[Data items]
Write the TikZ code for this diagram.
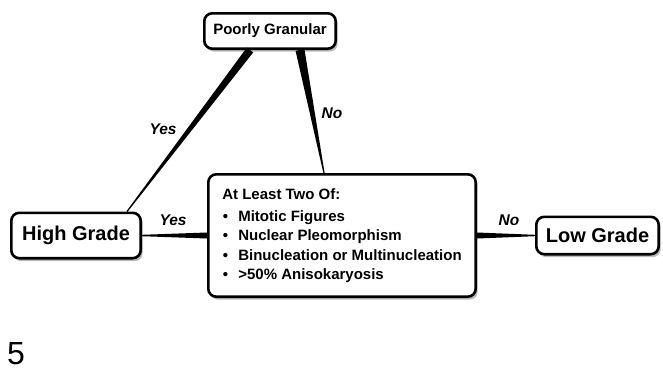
\documentclass[tikz,border=0pt]{standalone}
\usepackage{fontspec}
\setmainfont{Liberation Sans}
\colorlet{colorBorder}{black}
\colorlet{colorShadow}{black!75}
\colorlet{colorEdge}{black}
\usetikzlibrary{calc, positioning, shadows}
\tikzset{grade/.style={draw=colorBorder, line width=2.6pt, rounded corners=8pt, fill=white, inner sep=0pt, drop shadow={shadow xshift=2pt, shadow yshift=-3pt, opacity=0.35, fill=colorShadow}, font=\bfseries\fontsize{20}{24}\selectfont}}
\tikzset{question/.style={grade, font=\bfseries\fontsize{15}{19.3}\selectfont}}
\tikzset{answer/.style={inner sep=0pt, font=\bfseries\itshape\fontsize{15.5}{18}\selectfont}}
\newcommand{\taper}[4]{\fill[colorEdge] ($(#1)!#3!90:(#2)$) -- ($(#1)!#3!-90:(#2)$) -- ($(#2)!#4!90:(#1)$) -- ($(#2)!#4!-90:(#1)$) -- cycle;}
\newcommand{\crit}[1]{\makebox[16pt][l]{\hspace{0.5pt}\textbullet}#1}

\begin{document}
\begin{tikzpicture}[x=1pt, y=-1pt]
\useasboundingbox (0,0) rectangle (663,373);
\node[question, align=left, minimum width=267.4pt, minimum height=122.4pt] (twoOf) at (342,235.5) {At Least Two Of:\\[2.7pt]\crit{Mitotic Figures}\\\crit{Nuclear Pleomorphism}\\\crit{Binucleation or Multinucleation}\\\crit{>50\% Anisokaryosis}};
\node[grade, minimum width=129.4pt, minimum height=45.4pt, left=65pt of twoOf] (high) {High Grade};
\node[grade, minimum width=122.4pt, minimum height=37.4pt, right=58pt of twoOf] (low) {Low Grade};
\node[question, minimum width=131.4pt, minimum height=35.4pt, above=123pt of twoOf, xshift=-72pt] (granular) {Poorly Granular};
\coordinate (granularYes) at ([xshift=-20pt]granular.south);
\coordinate (granularNo) at ([xshift=30pt]granular.south);
\coordinate (highTop) at ([xshift=51pt]high.north);
\coordinate (twoOfTop) at ([xshift=-18pt]twoOf.north);
\taper{granularYes}{highTop}{4pt}{0.6pt}
\taper{granularNo}{twoOfTop}{4.5pt}{0.6pt}
\taper{twoOf.west}{high.east}{3pt}{0.7pt}
\taper{twoOf.east}{low.west}{3pt}{0.7pt}
\node[answer] (yesGranular) at (163,129) {Yes};
\node[answer] (noGranular) at (332,113) {No};
\node[answer] (yesTwo) at (173,220) {Yes};
\node[answer] (noTwo) at (509,220) {No};
\node[anchor=base west, inner sep=0pt, font=\fontsize{32}{38}\selectfont] (figNum) at (7,364) {5};
\end{tikzpicture}
\end{document}
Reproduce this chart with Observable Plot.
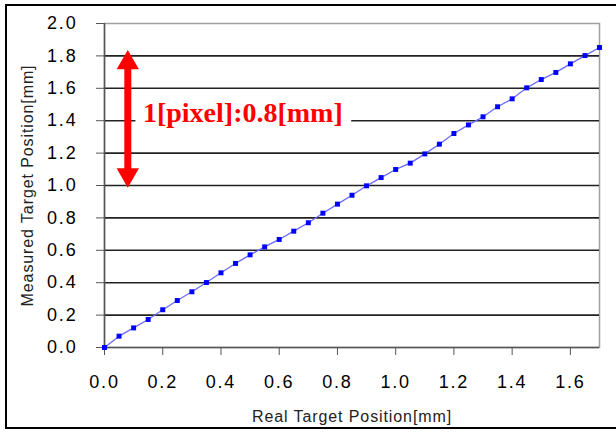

▸ **What is being asked**
Reproduce the material word for word. Any pictures should be left out of the copy.

▸ **Output**
Write the TikZ code for this diagram.
\documentclass[tikz,border=0pt]{standalone}
\usepackage{fontspec}
\setmainfont{Liberation Sans}
\colorlet{colorBorder}{black}
\colorlet{colorShadow}{black!75}
\colorlet{colorEdge}{black}
\usetikzlibrary{calc, positioning, shadows}
\tikzset{grade/.style={draw=colorBorder, line width=2.6pt, rounded corners=8pt, fill=white, inner sep=0pt, drop shadow={shadow xshift=2pt, shadow yshift=-3pt, opacity=0.35, fill=colorShadow}, font=\bfseries\fontsize{20}{24}\selectfont}}
\tikzset{question/.style={grade, font=\bfseries\fontsize{15}{19.3}\selectfont}}
\tikzset{answer/.style={inner sep=0pt, font=\bfseries\itshape\fontsize{15.5}{18}\selectfont}}
\newcommand{\taper}[4]{\fill[colorEdge] ($(#1)!#3!90:(#2)$) -- ($(#1)!#3!-90:(#2)$) -- ($(#2)!#4!90:(#1)$) -- ($(#2)!#4!-90:(#1)$) -- cycle;}
\newcommand{\crit}[1]{\makebox[16pt][l]{\hspace{0.5pt}\textbullet}#1}

\begin{document}
\begin{tikzpicture}[x=1pt, y=-1pt]
\useasboundingbox (0,0) rectangle (663,373);
\node[question, align=left, minimum width=267.4pt, minimum height=122.4pt] (twoOf) at (342,235.5) {At Least Two Of:\\[2.7pt]\crit{Mitotic Figures}\\\crit{Nuclear Pleomorphism}\\\crit{Binucleation or Multinucleation}\\\crit{>50\% Anisokaryosis}};
\node[grade, minimum width=129.4pt, minimum height=45.4pt, left=65pt of twoOf] (high) {High Grade};
\node[grade, minimum width=122.4pt, minimum height=37.4pt, right=58pt of twoOf] (low) {Low Grade};
\node[question, minimum width=131.4pt, minimum height=35.4pt, above=123pt of twoOf, xshift=-72pt] (granular) {Poorly Granular};
\coordinate (granularYes) at ([xshift=-20pt]granular.south);
\coordinate (granularNo) at ([xshift=30pt]granular.south);
\coordinate (highTop) at ([xshift=51pt]high.north);
\coordinate (twoOfTop) at ([xshift=-18pt]twoOf.north);
\taper{granularYes}{highTop}{4pt}{0.6pt}
\taper{granularNo}{twoOfTop}{4.5pt}{0.6pt}
\taper{twoOf.west}{high.east}{3pt}{0.7pt}
\taper{twoOf.east}{low.west}{3pt}{0.7pt}
\node[answer] (yesGranular) at (163,129) {Yes};
\node[answer] (noGranular) at (332,113) {No};
\node[answer] (yesTwo) at (173,220) {Yes};
\node[answer] (noTwo) at (509,220) {No};
\node[anchor=base west, inner sep=0pt, font=\fontsize{32}{38}\selectfont] (figNum) at (7,364) {5};
\end{tikzpicture}
\end{document}
Reproduce this chart with Observable Plot.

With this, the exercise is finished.